In 1937 MENAUD, MAITRE-DRAVEUR was published and assured Savard a place among the leading authors of his time. His novel moves like an epic poem in which symbol, image and metaphor abound; its vibrant character, a truly mythical hero, is presented against the magnificent Charlevoix landscape and the cyclical unfolding of the seasons, and his suffering and tragic end provide a grave and urgent warning to future generations.

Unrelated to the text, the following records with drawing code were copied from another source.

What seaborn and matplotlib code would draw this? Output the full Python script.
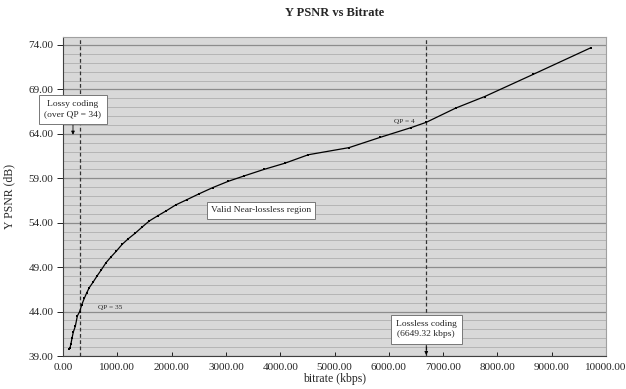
import numpy as np
import pandas as pd
import matplotlib
matplotlib.use("Agg")
import matplotlib.pyplot as plt
import seaborn as sns
from matplotlib.ticker import MultipleLocator, FormatStrFormatter

bitrate = [116, 129, 147, 166, 190, 227, 264, 307, 344, 393, 436, 485, 558, 632,
           706, 792, 884, 982, 1087, 1203, 1326, 1455, 1590, 1750, 1891, 2075,
           2284, 2505, 2757, 3039, 3328, 3702, 4088, 4518, 5267, 5838, 6409,
           6690, 7232, 7766, 8661, 9724]
psnr = [39.8, 39.9, 40.4, 41.0, 41.7, 42.35, 43.5, 44.0, 44.75, 45.5, 46.1, 46.7,
        47.35, 48.05, 48.7, 49.5, 50.15, 50.8, 51.55, 52.2, 52.8, 53.5, 54.2,
        54.8, 55.3, 56.0, 56.6, 57.25, 57.95, 58.65, 59.25, 60.0, 60.7, 61.65,
        62.45, 63.6, 64.7, 65.3, 66.9, 68.2, 70.7, 73.7]
df = pd.DataFrame({"bitrate": bitrate, "psnr": psnr})

qp35_rate = 313
lossless_rate = 6690

sns.set_theme(style="white")
plt.rcParams['font.family'] = ['Liberation Serif', 'DejaVu Serif']

fig = plt.figure(figsize=(6.26, 3.89), dpi=100)
ax = fig.add_axes([63/626, 1-356/389, (606-63)/626, (356-37)/389])
ax.set_facecolor("#d8d8d8")

sns.lineplot(data=df, x="bitrate", y="psnr", ax=ax, color="black", lw=0.9,
             marker="s", markersize=2.0, markeredgewidth=0, zorder=3)

ax.set_xlim(0, 10000)
ax.set_ylim(39, 74.9)
ax.xaxis.set_major_locator(MultipleLocator(1000))
ax.yaxis.set_minor_locator(MultipleLocator(1))
ax.xaxis.set_major_formatter(FormatStrFormatter("%.2f"))
ax.yaxis.set_major_formatter(FormatStrFormatter("%.2f"))
ax.set_yticks(np.arange(39, 75, 5))
ax.grid(axis="y", which="major", color="#8c8c8c", lw=0.9)
ax.grid(axis="y", which="minor", color="#b4b4b4", lw=0.7)
ax.set_axisbelow(True)
ax.tick_params(axis="y", which="major", direction="out", length=4, width=0.6,
               labelsize=8, pad=3, left=True, color="black")
ax.tick_params(axis="y", which="minor", length=0)
ax.tick_params(axis="x", direction="in", length=3, width=0.6, labelsize=8,
               pad=5, bottom=True, color="black")
for s in ["top", "right"]:
    ax.spines[s].set_color("#a0a0a0")
    ax.spines[s].set_linewidth(0.8)
for s in ["left", "bottom"]:
    ax.spines[s].set_color("#404040")
    ax.spines[s].set_linewidth(0.8)

ax.axvline(qp35_rate, color="#333333", ls=(0, (3, 2)), lw=0.9, zorder=2)
ax.axvline(lossless_rate, color="#333333", ls=(0, (3, 2)), lw=0.9, zorder=2)

ax.set_title("Y PSNR vs Bitrate", fontsize=9, fontweight="bold", pad=15)
ax.set_xlabel("bitrate (kbps)", fontsize=8.5, labelpad=1)
ax.set_ylabel("Y PSNR (dB)", fontsize=8.5, labelpad=9)

box = dict(boxstyle="square,pad=0.55", fc="white", ec="#777777", lw=0.7)
ax.annotate("Lossy coding\n(over QP = 34)", xy=(184, 63.9), xytext=(184, 66.75),
            fontsize=6.8, ha="center", va="center", bbox=box, linespacing=1.35,
            arrowprops=dict(arrowstyle="-|>", color="black", lw=0.6,
                            mutation_scale=5, shrinkA=0, shrinkB=0))
ax.text(3646, 55.4, "Valid Near-lossless region", fontsize=6.8, ha="center",
        va="center", bbox=dict(boxstyle="square,pad=0.45", fc="white",
                               ec="#777777", lw=0.7))
ax.annotate("Lossless coding\n(6649.32 kbps)", xy=(lossless_rate, 39.1),
            xytext=(lossless_rate, 42.0), fontsize=6.8, ha="center", va="center",
            bbox=box, linespacing=1.35,
            arrowprops=dict(arrowstyle="-|>", color="black", lw=0.6,
                            mutation_scale=5, shrinkA=0, shrinkB=0))
ax.text(650, 44.45, "QP = 35", fontsize=5.3, ha="left", va="center")
ax.text(6096, 65.4, "QP = 4", fontsize=5.3, ha="left", va="center")

fig.savefig("out.png", dpi=100)
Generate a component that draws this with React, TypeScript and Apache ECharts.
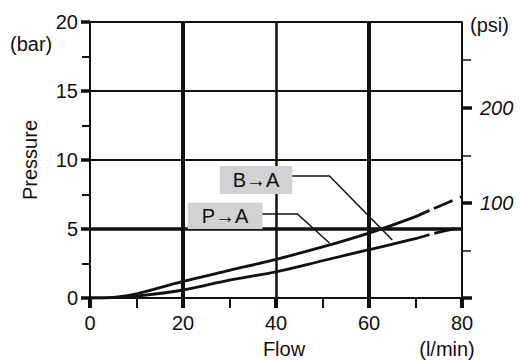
import React, { useEffect, useRef } from "react";
import * as echarts from "echarts";

// Flow (l/min) and pressure (bar)
const flowSolid = [0, 5, 10, 20, 30, 40, 50, 60, 70, 73];
const pToASolid = [0, 0.05, 0.3, 1.2, 2.0, 2.8, 3.7, 4.7, 5.9, 6.35];
const bToASolid = [0, 0.03, 0.14, 0.58, 1.3, 1.9, 2.7, 3.5, 4.3, 4.6];
const flowDashed = [73, 80];
const pToADashed = [6.35, 7.35];
const bToADashed = [4.6, 5.15];

const verticalGrid = [20, 40, 60];
const verticalGridWidth = [4, 2.5, 4];
const horizontalGrid = [5, 10, 15, 20];
const horizontalGridWidth = [3.5, 2, 2, 2];

const psiMajor = [0, 100, 200];
const psiLabels = [100, 200];
const psiMinor = [50, 150, 250];
const PSI_PER_BAR = 14.5038;

// annotation anchors in data coordinates [flow, bar]
const bBox = { left: 27.9, right: 43.5, top: 9.57, bottom: 7.54, text: "B→A" };
const bLeader = [[43.5, 8.84], [51.5, 8.84], [65, 4.2]];
const pBox = { left: 21.0, right: 37.1, top: 6.9, bottom: 5.0, text: "P→A" };
const pLeader = [[37.1, 6.09], [44.6, 6.09], [51.5, 3.99]];

const FONT = "'Liberation Sans', Arial, Helvetica, sans-serif";
const INK = "#111";

export default function App() {
  const ref = useRef<HTMLDivElement>(null);
  useEffect(() => {
    const chart = echarts.init(ref.current!, null, { renderer: "svg" });
    const mkLine = (xs: number[], ys: number[], dashed: boolean) => ({
      type: "line",
      xAxisIndex: 0,
      yAxisIndex: 0,
      data: xs.map((x, i) => [x, ys[i]]),
      smooth: 0.3,
      symbol: "none",
      silent: true,
      z: 5,
      lineStyle: {
        color: INK,
        width: 2.8,
        type: dashed ? [20, 8] : "solid",
        dashOffset: dashed ? 23 : 0,
        cap: "butt",
      },
    });
    const gridSeries = {
      type: "line",
      data: [],
      xAxisIndex: 0,
      yAxisIndex: 0,
      silent: true,
      z: 3,
      markLine: {
        symbol: "none",
        silent: true,
        animation: false,
        label: { show: false },
        lineStyle: { color: INK, type: "solid" },
        data: [
          ...verticalGrid.map((v, i) => ({ xAxis: v, lineStyle: { width: verticalGridWidth[i], color: INK, type: "solid" } })),
          ...horizontalGrid.map((v, i) => ({ yAxis: v, lineStyle: { width: horizontalGridWidth[i], color: INK, type: "solid" } })),
        ],
      },
    };
    chart.setOption({
      animation: false,
      backgroundColor: "#fff",
      textStyle: { fontFamily: FONT },
      grid: { left: 90, right: 58, top: 22, bottom: 62 },
      xAxis: {
        type: "value",
        min: 0,
        max: 80,
        interval: 20,
        axisLine: { lineStyle: { color: INK, width: 2 } },
        axisTick: { length: 10, lineStyle: { width: 4, color: INK } },
        minorTick: { show: true, splitNumber: 2, length: 10, lineStyle: { width: 2, color: INK } },
        axisLabel: { fontSize: 20, color: INK, margin: 15, fontFamily: FONT },
        splitLine: { show: false },
      },
      yAxis: [
        {
          type: "value",
          min: 0,
          max: 20,
          interval: 5,
          position: "left",
          name: "Pressure",
          nameLocation: "middle",
          nameGap: 50,
          nameTextStyle: { fontSize: 20, color: INK, fontFamily: FONT },
          axisLine: { show: true, lineStyle: { color: INK, width: 2 } },
          axisTick: { length: 9, lineStyle: { width: 3.5, color: INK } },
          minorTick: { show: true, splitNumber: 2, length: 8, lineStyle: { width: 2, color: INK } },
          axisLabel: { fontSize: 20, color: INK, margin: 12, fontFamily: FONT },
          splitLine: { show: false },
        },
        {
          type: "value",
          min: 0,
          max: 20 * PSI_PER_BAR,
          position: "right",
          axisLine: { show: true, lineStyle: { color: INK, width: 2 } },
          axisTick: { show: true, customValues: psiMajor, length: 10, lineStyle: { width: 3.5, color: INK } },
          axisLabel: { show: true, customValues: psiLabels, fontSize: 20, fontStyle: "italic", color: INK, margin: 18, fontFamily: FONT },
          splitLine: { show: false },
        },
        {
          type: "value",
          min: 0,
          max: 20 * PSI_PER_BAR,
          position: "right",
          axisLine: { show: false },
          axisTick: { show: true, customValues: psiMinor, length: 9, lineStyle: { width: 1.5, color: INK } },
          axisLabel: { show: false },
          splitLine: { show: false },
        },
      ],
      series: [
        gridSeries,
        mkLine(flowSolid, pToASolid, false),
        mkLine(flowDashed, pToADashed, true),
        mkLine(flowSolid, bToASolid, false),
        mkLine(flowDashed, bToADashed, true),
      ],
    });

    const px = (p: number[]) => chart.convertToPixel({ gridIndex: 0 }, p) as number[];
    const boxGraphic = (b: typeof bBox) => {
      const tl = px([b.left, b.top]);
      const br = px([b.right, b.bottom]);
      return [
        { type: "rect", shape: { x: tl[0], y: tl[1], width: br[0] - tl[0], height: br[1] - tl[1] }, style: { fill: "#d2d2d2" }, z: 10 },
        {
          type: "text",
          x: (tl[0] + br[0]) / 2,
          y: (tl[1] + br[1]) / 2,
          style: { text: b.text, fontSize: 20, fontFamily: FONT, fill: INK, align: "center", verticalAlign: "middle" },
          z: 11,
        },
      ];
    };
    const leader = (pts: number[][]) => ({
      type: "polyline",
      shape: { points: pts.map(px) },
      style: { stroke: INK, lineWidth: 1.5, fill: null },
      z: 10,
    });
    chart.setOption({
      graphic: [
        ...boxGraphic(bBox),
        ...boxGraphic(pBox),
        leader(bLeader),
        leader(pLeader),
        { type: "text", x: 10, y: 44, style: { text: "(bar)", fontSize: 20, fontFamily: FONT, fill: INK, verticalAlign: "middle" } },
        { type: "text", x: 470, y: 25, style: { text: "(psi)", fontSize: 20, fontFamily: FONT, fill: INK, verticalAlign: "middle" } },
        { type: "text", x: 284, y: 349, style: { text: "Flow", fontSize: 20, fontFamily: FONT, fill: INK, align: "center", verticalAlign: "middle" } },
        { type: "text", x: 447, y: 349, style: { text: "(l/min)", fontSize: 20, fontFamily: FONT, fill: INK, align: "center", verticalAlign: "middle" } },
      ],
    });
    return () => chart.dispose();
  }, []);
  return <div ref={ref} style={{ width: 520, height: 360, position: "absolute", left: 0, top: 0 }} />;
}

From the 1940s Savard was closely associated with Laval. Dean of its Faculty of Arts for 7 years, he taught literature and played an important role in FOLKLORE discoveries and research. He was elected to the RSC in 1945 and to the Académie canadienne-française in 1954. A masterful and often highly controversial speaker, Savard spent most of his active retirement in his chosen region of St-Joseph-de-la-Rive, in Charlevoix. Savard devoted his life to writing. He published 3 collections, mainly composed of poetry and prose: L'Abatis (1943), Le Barachois (1959), Le Bouscueil (1972); 2 plays, La Folle (1960) and La Dalle-des-morts (1965), and narrative works in the form of short stories and parables, eg, La Minuit (1948) and Martin et le pauvre (1959). He also was the author of personal notebooks, journals and memoirs in which, while he promotes and defends keeping faith with sacred national traditions, he reveals himself to be an artist in words, a sculptor of form, always searching for new images and finding pleasure in the language.
But it is Menaud, maître-draveur, a work that took 30 years to complete, that firmly established his literary renown. It was published in 5 versions (3 of which are distinctly different). It remains a fine example of a patiently crafted, successful literary work.